WORK INSTRUCTIONS: Will you write out the data exactly, excluding every picture?
----- PROVIDED MATERIAL
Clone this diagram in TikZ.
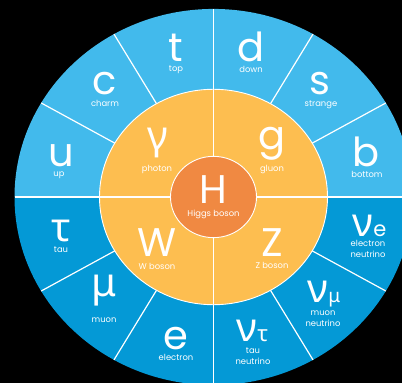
\documentclass[tikz,border=0pt]{standalone}
\usepackage{fontspec}
\setmainfont{Poppins}
\newfontfamily\grk{Noto Sans}
\definecolor{lblue}{RGB}{66,186,236}
\definecolor{dblue}{RGB}{4,153,214}
\definecolor{gold}{RGB}{253,190,80}
\definecolor{horange}{RGB}{240,137,66}
\tikzset{
  big/.style={text=white, anchor=base, inner sep=0pt, text depth=0pt, font=\fontsize{40}{40}\selectfont},
  lbl/.style={text=white, anchor=base, inner sep=0pt, text height=6pt, text depth=1.5pt, font=\fontsize{8.4}{10}\selectfont},
  sepline/.style={draw=white, line width=1.2pt},
  ring/.style={draw=white, line width=0.9pt}
}
\begin{document}
\begin{tikzpicture}[x=1pt,y=1pt]
\fill[black] (0,0) rectangle (402,383);
\useasboundingbox (0,0) rectangle (402,383);
\begin{scope}[shift={(213.5,186)}, yscale=0.945]
  \fill[lblue] (0:199) arc[start angle=0, end angle=180, radius=199] -- cycle;
  \fill[dblue] (180:199) arc[start angle=180, end angle=360, radius=199] -- cycle;
  \foreach \a in {30,60,90,120,150,210,240,270,300,330}
    \draw[sepline] (\a:114) -- (\a:199);
  \draw[sepline] (180:199) -- (0:199);
  \filldraw[fill=gold, ring] (0,0) circle[radius=114];
  \draw[sepline] (180:114) -- (0:114) (90:114) -- (270:114);
  \filldraw[fill=horange, ring] (0,0) circle[radius=43];
\end{scope}
% quarks
\node[big] (t) at (176,321) {t};
\node[lbl] (tl) at (176,311.3) {top};
\node[big] (d) at (251,321) {d};
\node[lbl] (dl) at (251,310.7) {down};
\node[big] (c) at (105,288) {c};
\node[lbl] (cl) at (105,276.3) {charm};
\node[big] (s) at (320,288) {s};
\node[lbl] (sl) at (321,276.3) {strange};
\node[big] (u) at (61,216) {u};
\node[lbl] (ul) at (59,206.3) {up};
\node[big] (b) at (366,216) {b};
\node[lbl] (bl) at (367,205.3) {bottom};
% bosons
\node[big] (gam) at (158,233) {\grk γ};
\node[lbl] (gaml) at (157,211.3) {photon};
\node[big] (g) at (272,233) {g};
\node[lbl] (gl) at (272,211.3) {gluon};
\node[big] (H) at (213.5,179) {H};
\node[lbl] (Hl) at (213.5,166.3) {Higgs boson};
\node[big] (W) at (157,126) {W};
\node[lbl] (Wl) at (157,113) {W boson};
\node[big] (Z) at (272,126) {Z};
\node[lbl] (Zl) at (272,114.3) {Z boson};
% leptons
\node[big] (tau) at (61,141) {\grk τ};
\node[lbl] (taul) at (61,130.7) {tau};
\node[big] (mu) at (104,86) {\grk μ};
\node[lbl] (mul) at (104,60.7) {muon};
\node[big] (e) at (176,33) {e};
\node[lbl] (el) at (176,22.3) {electron};
\node[big] (nutau) at (252.5,41) {{\grk ν}{\grk\fontsize{22}{22}\selectfont τ}};
\node[lbl] (nutaul1) at (253,29) {tau};
\node[lbl] (nutaul2) at (253,18.7) {neutrino};
\node[big] (numu) at (324,80) {{\grk ν}{\grk\fontsize{19}{19}\selectfont μ}};
\node[lbl] (numul1) at (323,67) {muon};
\node[lbl] (numul2) at (323,56.7) {neutrino};
\node[big] (nue) at (369.5,146) {{\grk ν}{\fontsize{21}{21}\selectfont e}};
\node[lbl] (nuel1) at (368,136.3) {electron};
\node[lbl] (nuel2) at (368,125.7) {neutrino};
\end{tikzpicture}
\end{document}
----------
SOLUTION BELOW:
Clone this diagram in TikZ.
\documentclass[tikz,border=0pt]{standalone}
\usepackage{fontspec}
\setmainfont{Poppins}
\newfontfamily\grk{Noto Sans}
\definecolor{lblue}{RGB}{66,186,236}
\definecolor{dblue}{RGB}{4,153,214}
\definecolor{gold}{RGB}{253,190,80}
\definecolor{horange}{RGB}{240,137,66}
\tikzset{
  big/.style={text=white, anchor=base, inner sep=0pt, text depth=0pt, font=\fontsize{40}{40}\selectfont},
  lbl/.style={text=white, anchor=base, inner sep=0pt, text height=6pt, text depth=1.5pt, font=\fontsize{8.4}{10}\selectfont},
  sepline/.style={draw=white, line width=1.2pt},
  ring/.style={draw=white, line width=0.9pt}
}
\begin{document}
\begin{tikzpicture}[x=1pt,y=1pt]
\fill[black] (0,0) rectangle (402,383);
\useasboundingbox (0,0) rectangle (402,383);
\begin{scope}[shift={(213.5,186)}, yscale=0.945]
  \fill[lblue] (0:199) arc[start angle=0, end angle=180, radius=199] -- cycle;
  \fill[dblue] (180:199) arc[start angle=180, end angle=360, radius=199] -- cycle;
  \foreach \a in {30,60,90,120,150,210,240,270,300,330}
    \draw[sepline] (\a:114) -- (\a:199);
  \draw[sepline] (180:199) -- (0:199);
  \filldraw[fill=gold, ring] (0,0) circle[radius=114];
  \draw[sepline] (180:114) -- (0:114) (90:114) -- (270:114);
  \filldraw[fill=horange, ring] (0,0) circle[radius=43];
\end{scope}
% quarks
\node[big] (t) at (176,321) {t};
\node[lbl] (tl) at (176,311.3) {top};
\node[big] (d) at (251,321) {d};
\node[lbl] (dl) at (251,310.7) {down};
\node[big] (c) at (105,288) {c};
\node[lbl] (cl) at (105,276.3) {charm};
\node[big] (s) at (320,288) {s};
\node[lbl] (sl) at (321,276.3) {strange};
\node[big] (u) at (61,216) {u};
\node[lbl] (ul) at (59,206.3) {up};
\node[big] (b) at (366,216) {b};
\node[lbl] (bl) at (367,205.3) {bottom};
% bosons
\node[big] (gam) at (158,233) {\grk γ};
\node[lbl] (gaml) at (157,211.3) {photon};
\node[big] (g) at (272,233) {g};
\node[lbl] (gl) at (272,211.3) {gluon};
\node[big] (H) at (213.5,179) {H};
\node[lbl] (Hl) at (213.5,166.3) {Higgs boson};
\node[big] (W) at (157,126) {W};
\node[lbl] (Wl) at (157,113) {W boson};
\node[big] (Z) at (272,126) {Z};
\node[lbl] (Zl) at (272,114.3) {Z boson};
% leptons
\node[big] (tau) at (61,141) {\grk τ};
\node[lbl] (taul) at (61,130.7) {tau};
\node[big] (mu) at (104,86) {\grk μ};
\node[lbl] (mul) at (104,60.7) {muon};
\node[big] (e) at (176,33) {e};
\node[lbl] (el) at (176,22.3) {electron};
\node[big] (nutau) at (252.5,41) {{\grk ν}{\grk\fontsize{22}{22}\selectfont τ}};
\node[lbl] (nutaul1) at (253,29) {tau};
\node[lbl] (nutaul2) at (253,18.7) {neutrino};
\node[big] (numu) at (324,80) {{\grk ν}{\grk\fontsize{19}{19}\selectfont μ}};
\node[lbl] (numul1) at (323,67) {muon};
\node[lbl] (numul2) at (323,56.7) {neutrino};
\node[big] (nue) at (369.5,146) {{\grk ν}{\fontsize{21}{21}\selectfont e}};
\node[lbl] (nuel1) at (368,136.3) {electron};
\node[lbl] (nuel2) at (368,125.7) {neutrino};
\end{tikzpicture}
\end{document}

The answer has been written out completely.